Thursday, May 1, 2014

Kill Your Youth Group! | Backpack Radio Reflection Episode #35

Kill Your Youth Group! [05/29/2011]
  • In which Pastor Vermon says, “I’m black, so I’m naturally cool.”
  • In which a question is begged: Is the Gospel boring?
  • In which we learn the meaning of  “adultolescence” and it hurts.
I listened to this one because I’m scared of teenagers. Even though the rumor is that I once was one, and even though I spend a chunk of my day with them. Just today, in fact, I sat behind a desk and listened to them positively butcher Shakespeare’s The Merchant of Venice (I’m a teacher). And yesterday, I heard the following snippet of conversation about the movie Gravity:

Jane: "I'm never going into space."
John: "Jane, you may be forced to one day."

They’re amusing creatures, aren't? The problem is that I’m just not there anymore, and so they’re a little mysterious too. I used to speak the language of rock n’ roll, but my rock n’ roll is passé now. Once upon a time, I related to the emotional and moody ones, but Kurt Cobain is dead, kids aren't really so angst -y anymore, and now I think like a mom. Plus, the gospel of my former teenaged self is not a gospel worth spreading.

So, there’s this problem: how do we meet teenagers where they’re at, and how do we meet them with Truth?

This episode tackled my problem.  First, let’s follow Pastor Bob’s lead in making sure we identify the show’s subtitle, lest you think this broadcast is a recipe for murder. The subtitle is “The Steady Decline of Faith in Youth.” Teenagers raised in the church are leaving the church. When they grow up, they take off. The Youth Groups aren't working.

The introduction to the show included some daunting stats.

According to a 2002 Southern Baptist Council on Family Life study, about 88% of Evangelical Christian kids leave the church shortly after high school. Other studies are not encouraging.

Then, a group of sociologists, including Christian Smith, the co-author of Soul Searching: The Religious and Spiritual Lives of American Teenagers (2005), has dubbed the belief system of these teenage Christian casualties Moralistic Therapeutic Deism.  Moralistic Therapeutic Deism is expressed in the following (kinda quoted, kinda paraphrased) five tenets:
  1. There is a God.
  2. God wants people to be good.
  3. The main purpose of life is to be happy.
  4. God doesn't need to be involved in our personal lives unless we’re in a bind.
  5. Good people go to heaven.
So what’s the deal?

Vermon offers a good critique, suggesting that there’s a difference between the Youth Group and a Youth Ministry. Jim Rayburn, the founder of Young Life, is quoted as saying, “It’s a sin to bore a kid with the gospel.” The implication is that too much theology and too much Bible and too much talk of sin is boring. This, of course, begs the question, Is the Gospel boring?
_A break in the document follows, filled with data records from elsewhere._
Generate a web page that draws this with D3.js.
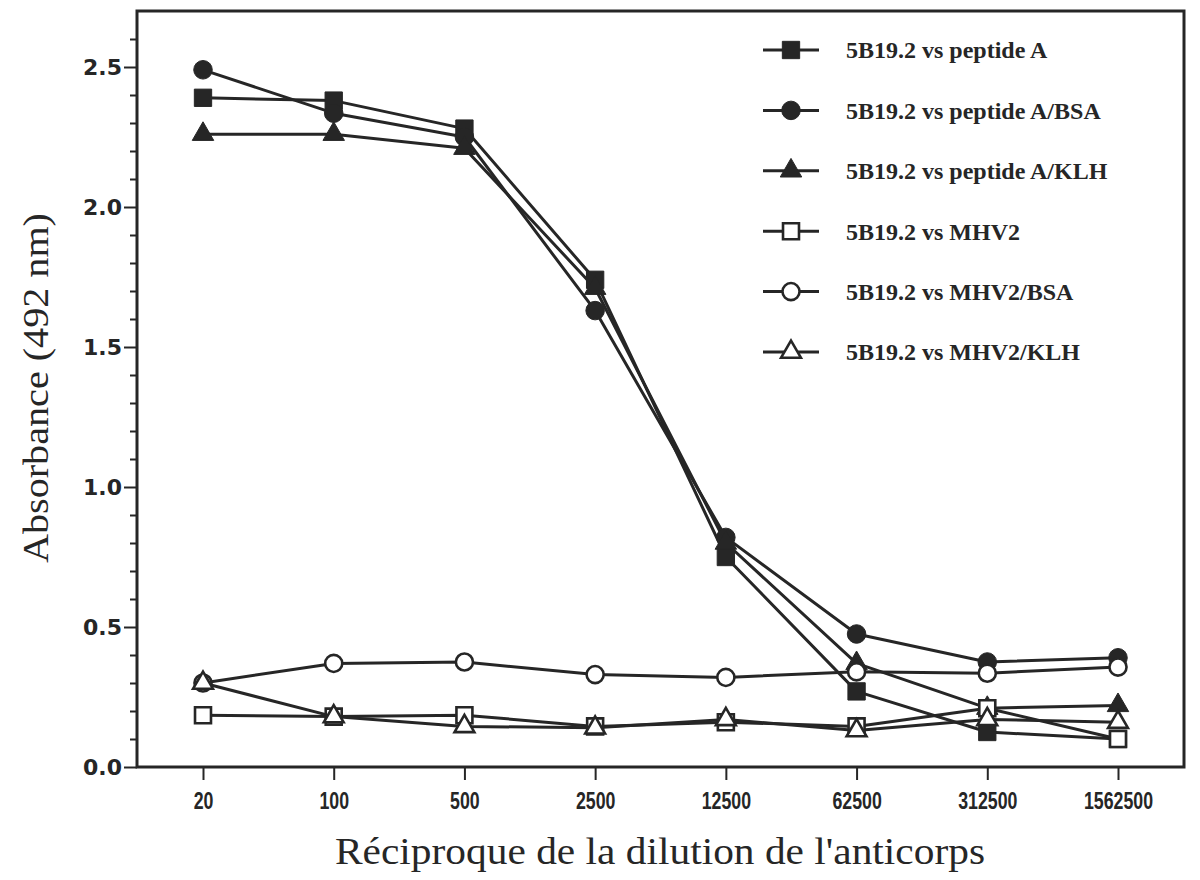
<!DOCTYPE html>
<html><head><meta charset="utf-8">
<script src="https://cdn.jsdelivr.net/npm/d3@7"></script>
<style>body{margin:0;background:#fff}svg{display:block}</style>
</head><body>
<svg id="c" width="1200" height="880"></svg>
<script>
const dilutions = ["20","100","500","2500","12500","62500","312500","1562500"];
const peptideA     = [2.39, 2.38, 2.28, 1.74, 0.75, 0.27, 0.125, 0.10];
const peptideA_BSA = [2.49, 2.335, 2.25, 1.63, 0.82, 0.475, 0.375, 0.39];
const peptideA_KLH = [2.26, 2.26, 2.21, 1.71, 0.80, 0.37, 0.21, 0.22];
const mhv2         = [0.185, 0.18, 0.185, 0.145, 0.16, 0.145, 0.21, 0.10];
const mhv2_BSA     = [0.30, 0.37, 0.375, 0.33, 0.32, 0.34, 0.335, 0.357];
const mhv2_KLH     = [0.30, 0.18, 0.145, 0.14, 0.17, 0.13, 0.17, 0.16];
const seriesNames = ["5B19.2 vs peptide A","5B19.2 vs peptide A/BSA","5B19.2 vs peptide A/KLH",
                     "5B19.2 vs MHV2","5B19.2 vs MHV2/BSA","5B19.2 vs MHV2/KLH"];
const yTicks = [0, 0.5, 1.0, 1.5, 2.0, 2.5];

const series = [
  {name: seriesNames[0], values: peptideA,     shape: "square",   filled: true},
  {name: seriesNames[1], values: peptideA_BSA, shape: "circle",   filled: true},
  {name: seriesNames[2], values: peptideA_KLH, shape: "triangle", filled: true},
  {name: seriesNames[3], values: mhv2,         shape: "square",   filled: false},
  {name: seriesNames[4], values: mhv2_BSA,     shape: "circle",   filled: false},
  {name: seriesNames[5], values: mhv2_KLH,     shape: "triangle", filled: false}
];

const ink = "#262626";
const L = 137, R = 1184, T = 11, B = 767;
const svg = d3.select("#c");
const x = d3.scalePoint().domain(dilutions).range([203, 1118]);
const y = d3.scaleLinear().domain([0, 2.7]).range([B, T]);

// frame
svg.append("rect").attr("x", L).attr("y", T).attr("width", R - L).attr("height", B - T)
  .attr("fill", "none").attr("stroke", ink).attr("stroke-width", 3);

// y axis
const yAxis = d3.axisLeft(y).tickValues(yTicks).tickFormat(d3.format(".1f")).tickSize(13).tickPadding(2);
const gy = svg.append("g").attr("transform", `translate(${L},0)`).call(yAxis);
gy.select(".domain").remove();
gy.selectAll(".tick line").attr("stroke", ink).attr("stroke-width", 2);
gy.selectAll(".tick text").attr("font-family", "DejaVu Sans, sans-serif").attr("font-weight", "bold")
  .attr("font-size", 22).attr("fill", ink);
const minor = d3.range(0, 27).map(i => i / 10).filter(v => Math.round(v * 10) % 5 !== 0);
const yMinor = d3.axisLeft(y).tickValues(minor).tickSize(7).tickFormat("");
const gym = svg.append("g").attr("transform", `translate(${L},0)`).call(yMinor);
gym.select(".domain").remove();
gym.selectAll(".tick line").attr("stroke", ink).attr("stroke-width", 2);

// x axis
const xAxis = d3.axisBottom(x).tickSize(13);
const gx = svg.append("g").attr("transform", `translate(0,${B})`).call(xAxis);
gx.select(".domain").remove();
gx.selectAll(".tick line").attr("stroke", ink).attr("stroke-width", 2);
gx.selectAll(".tick text").attr("font-family", "Liberation Sans, Arial, sans-serif").attr("font-weight", "bold")
  .attr("font-size", 24).attr("fill", ink).attr("dy", null).attr("y", 42)
  .attr("transform", "scale(0.74,1)");

// titles
svg.append("text").attr("x", 660).attr("y", 864).attr("text-anchor", "middle")
  .attr("font-family", "Liberation Serif, serif").attr("font-size", 38).attr("fill", ink)
  .attr("textLength", 650).attr("lengthAdjust", "spacingAndGlyphs")
  .text("Réciproque de la dilution de l'anticorps");
svg.append("text").attr("transform", "translate(48,388) rotate(-90)").attr("text-anchor", "middle")
  .attr("font-family", "Liberation Serif, serif").attr("font-size", 36).attr("fill", ink)
  .attr("textLength", 350).attr("lengthAdjust", "spacingAndGlyphs")
  .text("Absorbance (492 nm)");

// markers
const symType = {square: d3.symbolSquare, circle: d3.symbolCircle, triangle: d3.symbolTriangle};
const symSize = {square: 300, circle: 270, triangle: 200};
function drawMarker(g, s, cx, cy) {
  g.append("path").attr("d", d3.symbol().type(symType[s.shape]).size(s.filled ? symSize[s.shape] : symSize[s.shape] * 0.85)())
    .attr("transform", `translate(${cx},${cy})`)
    .attr("fill", s.filled ? ink : "#fff")
    .attr("stroke", ink).attr("stroke-width", s.filled ? 1 : 2.6);
}

const line = d3.line().x((d, i) => x(dilutions[i])).y(d => y(d));
const gl = svg.append("g");
series.forEach(s => {
  gl.append("path").attr("d", line(s.values)).attr("fill", "none")
    .attr("stroke", ink).attr("stroke-width", 3).attr("stroke-linejoin", "round");
});
const gm = svg.append("g");
series.forEach(s => {
  s.values.forEach((v, i) => drawMarker(gm, s, x(dilutions[i]), y(v)));
});

// legend
const legY = d3.scalePoint().domain(seriesNames).range([50, 352]);
const lg = svg.append("g");
series.forEach(s => {
  const cy = legY(s.name);
  lg.append("line").attr("x1", 763).attr("x2", 819).attr("y1", cy).attr("y2", cy)
    .attr("stroke", ink).attr("stroke-width", 3);
  drawMarker(lg, s, 791, cy);
  lg.append("text").attr("x", 846).attr("y", cy).attr("dy", "0.35em")
    .attr("font-family", "Liberation Serif, serif").attr("font-weight", "bold")
    .attr("font-size", 24).attr("fill", ink).text(s.name);
});
</script>
</body></html>
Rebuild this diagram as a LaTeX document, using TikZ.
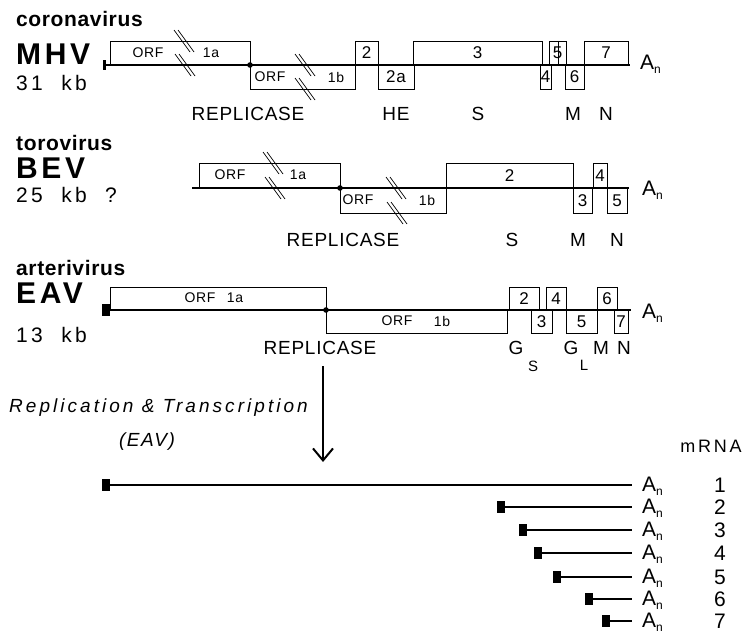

Vermon emphasizes the need for the real Gospel, rather than one belonging to an “emaciated God.”

One last thing to spark your interest. The Backpack guys mention how the “teenager” is a modern concept and how we've even extended our youth to include “adultolescence”; our twenties are now designated as our time to find ourselves. We postpone responsibility.

I know I definitely postponed adulthood in my twenties, which really shook things up when I ended up married at thirty-four and a mom at thirty-six. I was, if you must know, forcibly removed from my search for self by a tragic car accident at twenty-eight (in Africa! Where I was finding myself!). Which was too bad, because I had been hoping to backpack through Latin America at some point, and I was thinking of going for another college degree because I still wasn't entirely sure what I wanted to be when I grew up—though it might involve animals or photography, as long as no math were involved.

Here’s the thing, which the show does touch upon: Youth Group Culture, with its emphasis on a fun albeit shallow and transient time, is focused on self. It naturally leads to adultolescence. Adultolescence may be the saddest thing of all, since one can at least say about teenagers, “Well, they’re just kids.” Can’t say that about the adultolescents out there!

How do you fix it? What does it mean to be God-centered rather than pizza-oriented? What is a vital youth ministry? How do we speak to where kids are without catering to the places they do not need to be? Does that make sense?

Teenagers are special. Despite my removal from their reality, I get this. I have a sense of their topsy-turvy psyches, their seemingly unique and nameless longings, their new abilities. They too hunger and thirst. But the pizza will not cut it.

About Vermon’s quote on being cool, I just wanted to include that one.

Jennifer Bell is mostly a writer, but she's also an English teacher. The author of two books of fiction, she lives with her husband and two kids in Phoenix.